Beschrijving

Allereerst moet het onderwerp geborgd zijn in het beleid van de gemeente. Om te voorkomen dat na de verkiezingen de urgentie op het onderwerp verloren gaat. Mooi voorbeeld is een gemeente waar een VVD-wethouder een start gaf aan “de bewegende stad” en zorgde voor integraal beleid, waar vervolgens door een GroenLinks-wethouder op is doorgepakt.

Daarnaast is het van belang om de opgebouwde netwerken en samenwerkingen in stand te houden en dat de betrokken partijen het eigenaarschap voor de omgeving blijven voelen. Als gemeente kan je daarin kiezen voor diverse rollen: als kartrekker, als facilitator of als stimulator (zie ook de Beleidswijzer Sport en Bewegen). Welke rol je kiest, kan per gemeente verschillen. Maar blijf als gemeente wel actief betrokken, zodat de beweegvriendelijke omgeving en het beleid ook naar de toekomst geborgd blijft.

Een belangrijke vraag is: Hoe zorg je dat je voldoende middelen hebt om de beweegvriendelijke omgeving kwalitatief goed te houden? Heeft de gemeente de middelen om onderhoud en beheer goed uit te voeren, maar ook om de omgeving te blijven activeren? Is de behoefte in de buurt nog hetzelfde of zijn er nieuwe doelgroepen die extra aandacht nodig hebben en kan je daar op inspelen? En zo niet, hoe zorg je daar dan wel voor: Kun je aansluiten bij andere programma’s? Met wie moet je praten? Welke informatie heb je nodig om de toegevoegde waarde duidelijk te maken? Zijn er private partijen in de gemeente met wie je kunt samenwerken? Denk daar op tijd aan, niet pas als je project al bijna ten einde loopt.

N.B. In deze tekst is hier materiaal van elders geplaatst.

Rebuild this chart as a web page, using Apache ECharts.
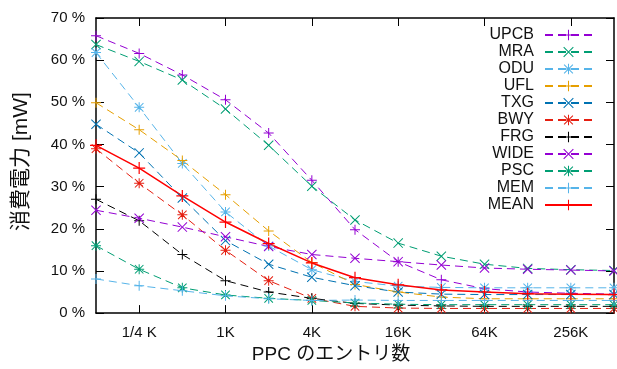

Het stappenplan is een cyclisch proces. Het eindigt niet na deze fase; zodra de eerste lessen zijn geleerd kom je weer terecht in Fase 1 en start de aanscherping of uitbreiding van je beleid of kansenkaart. Daar kunnen verschillende redenen voor zijn, zoals:

  • Het beleid blijkt toch niet het gewenste effect te hebben, dus er zullen aanpassingen moeten worden gedaan;
  • De demografie in een stad, dorp, wijk, buurt of kern verandert, waardoor het beleid niet meer het beoogde effect heeft en moet worden vernieuwd;
  • Er worden nieuwe (wettelijke) eisen gesteld, waardoor aanpassingen noodzakelijk zijn (bijvoorbeeld een verbod op gebruik van bepaalde materialen, of een verduurzamingsopgave);
  • Er zijn nieuwe infrastructurele ontwikkelingen gaande, die leiden tot meekoppelkansen voor een nog beweegvriendelijkere omgeving.